Par ailleurs, si l’on fait abstraction du secteur des transports, pour tous les autres secteurs, les travailleurs détachés en France proviennent majoritairement d’Espagne, du Portugal et d’Allemagne. Dans le secteur des transports, les travailleurs détachés en France proviennent principalement d’entreprises établies en Pologne, en Espagne et en Roumanie et sont majoritairement d’origine polonaise, roumaine et portugaise ([5]).

2.   … qui recouvre des réalités diverses

a.   Du point de vue de la durée moyenne du détachement

Selon l’étude d’impact de la Commission européenne, la durée moyenne du détachement sur un an est établie à 103 jours mais varie grandement d’un État à l’autre.

La nature du travail permet d’établir des nuances supplémentaires. Ainsi, il apparaît qu’en France, en 2015, si la durée moyenne du détachement est de 58 jours par salarié, elle atteint 45 jours seulement dans le travail temporaire. Les éléments rendus publics par la Direction générale du travail précisent que la durée moyenne de détachement par salarié a connu une hausse de 11 jours par rapport à l’année 2014.

En tout état de cause, ce chiffre moyen masque également des réalités très diverses selon les secteurs d’activité : la durée moyenne du détachement est de 47 jours dans l’industrie, de 79 jours dans le secteur « Hôtel ‑ Café ‑ Restaurant » (HCR), de 52 jours dans l’agriculture, de 82 jours dans le « Bâtiment et travaux publics » (BTP), de 97 jours pour les détachements intragroupe et de 45 jours dans le travail temporaire.

b.   Du point de vue des secteurs d’activité et des profils des travailleurs

i.   Des secteurs plus ou moins concernés

Les secteurs d’activités sont inégalement exposés au détachement.

Dans l’étude d’impact précitée, la Commission européenne indique ainsi que le secteur de la construction est le principal concerné par le recours au détachement : 43,7 % des salariés sont des travailleurs détachés et les chiffres progressent de manière régulière.
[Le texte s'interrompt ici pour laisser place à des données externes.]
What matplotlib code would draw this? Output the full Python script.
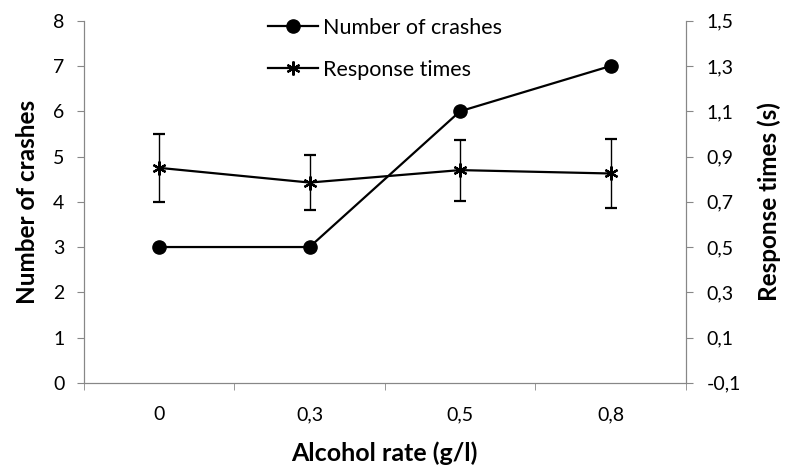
import matplotlib
matplotlib.use("Agg")
import matplotlib.pyplot as plt
import numpy as np

plt.rcParams['font.family'] = ['Lato', 'DejaVu Sans']

alcohol = ["0", "0,3", "0,5", "0,8"]
crashes = [3, 3, 6, 7]
resp_times = [0.85, 0.785, 0.84, 0.825]
resp_err = [0.15, 0.122, 0.135, 0.152]

GRAY = '#878787'
STAR = (6, 2, 0)

fig = plt.figure(figsize=(7.91, 4.72), dpi=100)
ax = fig.add_axes([0.106, 0.189, 0.761, 0.767])
ax2 = ax.twinx()

x = np.arange(len(alcohol))

l1, = ax.plot(x, crashes, color='black', marker='o', markersize=9.5, lw=1.6,
              label='Number of crashes', zorder=3)
ax2.errorbar(x, resp_times, yerr=resp_err, color='black', marker=STAR,
             markersize=10, markeredgewidth=1.6, lw=1.6, elinewidth=1,
             capsize=4, capthick=1)
l2, = ax2.plot([], [], color='black', marker=STAR, markersize=10,
               markeredgewidth=1.6, lw=1.6, label='Response times')

ax.set_xlim(-0.5, 3.5)
ax.set_ylim(0, 8)
ax2.set_ylim(-0.1, 1.5)

ax.set_yticks(range(0, 9))
rt_ticks = np.arange(-0.1, 1.51, 0.2)
ax2.set_yticks(rt_ticks)
ax2.set_yticklabels([f"{v:.1f}".replace('.', ',') for v in rt_ticks])

ax.set_xticks(x)
ax.set_xticklabels(alcohol)
ax.set_xticks(np.arange(-0.5, 3.6, 1), minor=True)
ax.tick_params(axis='x', which='major', length=0, pad=17, labelsize=14)
ax.tick_params(axis='x', which='minor', length=5, color=GRAY, direction='out')
ax.tick_params(axis='y', length=5, color=GRAY, labelsize=14, direction='out', pad=9)
ax2.tick_params(axis='y', length=5, color=GRAY, labelsize=14, direction='out', pad=10)

for a in (ax, ax2):
    a.spines['top'].set_visible(False)
    for s in ('left', 'right', 'bottom'):
        a.spines[s].set_color(GRAY)

ax.set_xlabel('Alcohol rate (g/l)', fontsize=18, fontweight='bold', labelpad=13)
ax.set_ylabel('Number of crashes', fontsize=17.5, fontweight='bold', labelpad=10)
ax2.set_ylabel('Response times (s)', fontsize=17.5, fontweight='bold', labelpad=12)

ax.legend(handles=[l1, l2], loc='upper left', bbox_to_anchor=(0.306, 1.009),
          borderaxespad=0, borderpad=0, frameon=False, fontsize=15.5,
          handlelength=2.3, handletextpad=0.25, labelspacing=1.03)

fig.savefig('out.png', dpi=100)
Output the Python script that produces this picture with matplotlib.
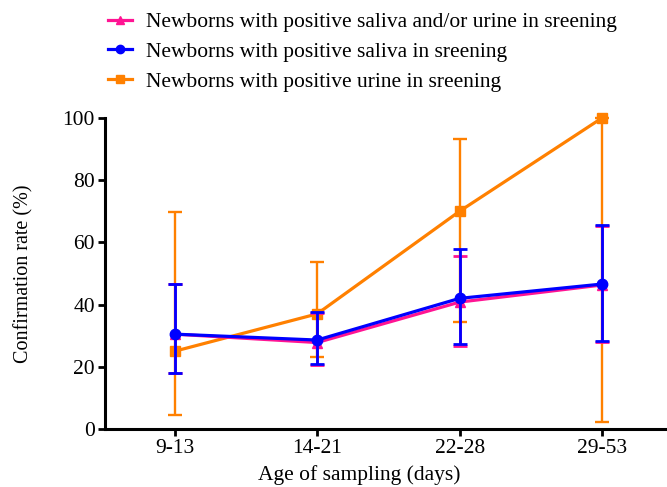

L’industrie manufacturière, les services liés à l’éducation, à la santé et à l’action sociale et les services aux entreprises sont avec, respectivement 21,8 %, 13,5 % et 10,3 %, les autres secteurs qui emploient le plus de travailleurs détachés.

S’agissant de la France, Monsieur Jean Grosset, rapporteur du Conseil économique, social et environnemental (CESE) et auteur d’un avis sur les travailleurs détachés ([6]), a confirmé, lors de son audition par le groupe de travail, l’importance du recours au travail détaché dans certains secteurs à forte intensité de main-d’œuvre. Ainsi, le BTP et le travail temporaire représentent-ils toujours une part importante du nombre de déclarations de détachement. Les secteurs des transports et de l’industrie, de l’agriculture et de l’hôtellerie-restauration sont également concernés. En 2013, ils représentaient, en France, respectivement 43 %, 23 %, 15 %, 5 % et 2 % des déclarations de détachement.

ii.   Du point de vue du profil des travailleurs détachés

Le CESE, dans l’avis précité, insiste également sur la nécessité d’affiner l’analyse en tenant compte de la catégorie socio-professionnelle des travailleurs détachés. Les données disponibles en 2013 permettaient d’indiquer que le détachement concerne de plus en plus des ouvriers (86 % d’entre eux étaient des ouvriers contre 75 % en 2006) et de moins en moins des employés, techniciens ou agents de maîtrise. Le détachement des cadres en France semble, pour sa part, plus marginal alors que de nombreux travailleurs détachés français sont des cadres ([7]).

Par ailleurs, le profil et le secteur d’activité des travailleurs détachés varient selon le pays d’origine : en 2013, la plupart des travailleurs détachés depuis la Belgique, l’Allemagne, les Pays-Bas, la Grèce et le Luxembourg travaillaient dans la finance et les services (transports compris) tandis que les travailleurs détachés depuis le Portugal et les États membres ayant le plus récemment rejoint l’Union européenne travaillaient dans le secteur de la construction.